TSMC Stock Has Lagged the Chip Sector, Here’s Why July 16 Could Change That

TSMC’s Record Sales May Signal Strong Upcoming Earnings for Nvidia
Published on: Jul 9, 2026
Author: Caroline Kong

Taiwan Semiconductor Manufacturing (TSM) shares are up about 35% so far this year — respectable gains by any measure. Yet that performance still lags behind the 67% surge in the PHLX Semiconductor Sector index over the same period. But this divergence could be set for a reversal next week. On July 16, the world’s largest semiconductor foundry will release its second-quarter results, and a convergence of positive factors may be poised to accelerate the chip giant’s share price once again.

Price Hikes Underway — Pricing Power Continues to Strengthen

TSMC is demonstrating rare pricing power. According to industry sources, the company has recently notified major clients — including Nvidia, Apple, and AMD — of plans to raise wafer prices by 5% to 10%, with the increases covering advanced process nodes such as 3nm and 5nm, as well as 7nm.

What makes this round of price hikes unusual is that it breaks with industry convention. In the past, pricing for new process nodes tended to be higher during initial ramp-up but would gradually adjust downward as yields stabilized — making price increases on the same node uncommon. Today, however, the AI investment boom has fundamentally changed this dynamic. Surging orders for AI semiconductors from global tech giants have left advanced process capacity unable to keep up with demand.

In its latest report, JPMorgan noted that most HPC clients have already locked in 3nm and 2nm capacity through 2027. Utilization rates for 3nm production lines are estimated to exceed 120% this year and remain above 110% next year. This supply-demand imbalance has handed TSMC unprecedented bargaining power.
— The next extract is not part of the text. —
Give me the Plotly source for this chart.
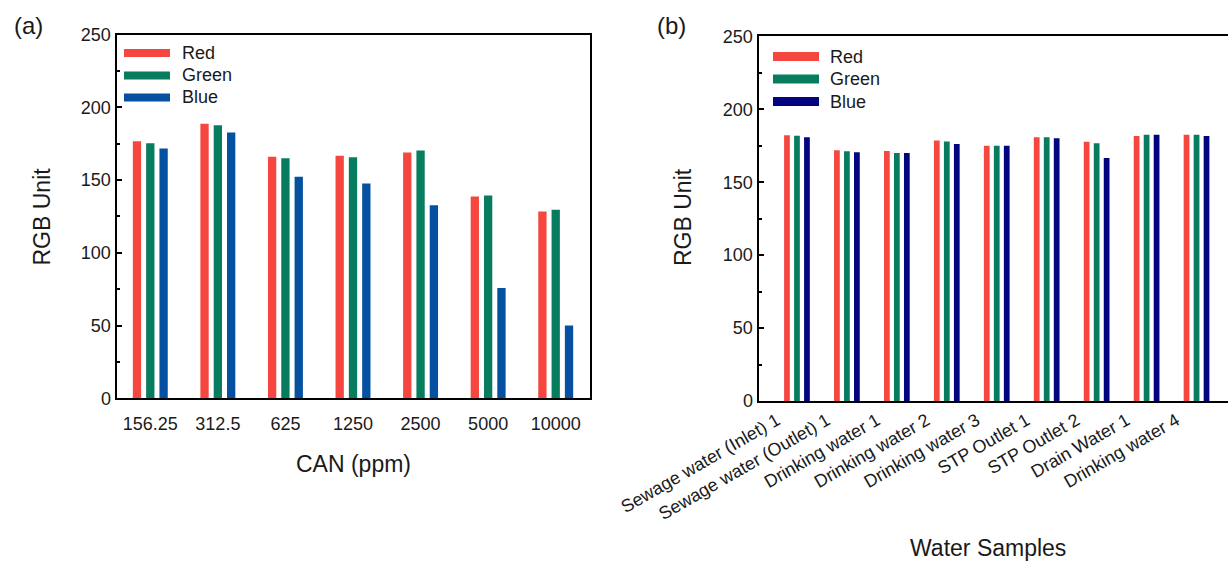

Gross Margins Could Approach 70%

Strong pricing power is translating directly into improved profitability. JPMorgan forecasts that TSMC’s second-quarter gross margin will reach 69.5% — approaching the 70% mark and surpassing consensus expectations. Key drivers include near-full utilization of 3nm production lines, rush-order premiums from AI clients competing for capacity, and foreign exchange tailwinds from a depreciating New Taiwan dollar.

Notably, this elevated margin level is considered sustainable. JPMorgan projects that even with the initial margin dilution from 2nm volume production and overseas fab ramps, TSMC’s mid-to-long-term gross margins should remain firmly within the 67% to 70% range.

AI Business: A Long-Term Growth Engine

AI computing demand is the core narrative driving TSMC’s current growth cycle. JPMorgan has raised its forecast for TSMC’s data-center AI revenue compound annual growth rate from 2024 to 2029 to 69%, above the company’s own guidance of 57% to 59%. Investment bank Needham estimates that TSMC’s AI-related revenue could reach $90 billion by 2029.

The market broadly expects TSMC’s Q2 earnings per share to reach $3.83, representing roughly 55% year-over-year growth. Given that Q1 earnings already delivered nearly 65% annual growth, and with the new round of price hikes now taking effect, there remains room for a Q2 beat.

The stock currently sits about 10% below its 52-week high. As the July 16 earnings release approaches, market expectations for an upward revision to TSMC’s full-year revenue guidance are building. With AI-driven demand continuing to strain advanced process capacity, TSMC’s upward trajectory may be far from over.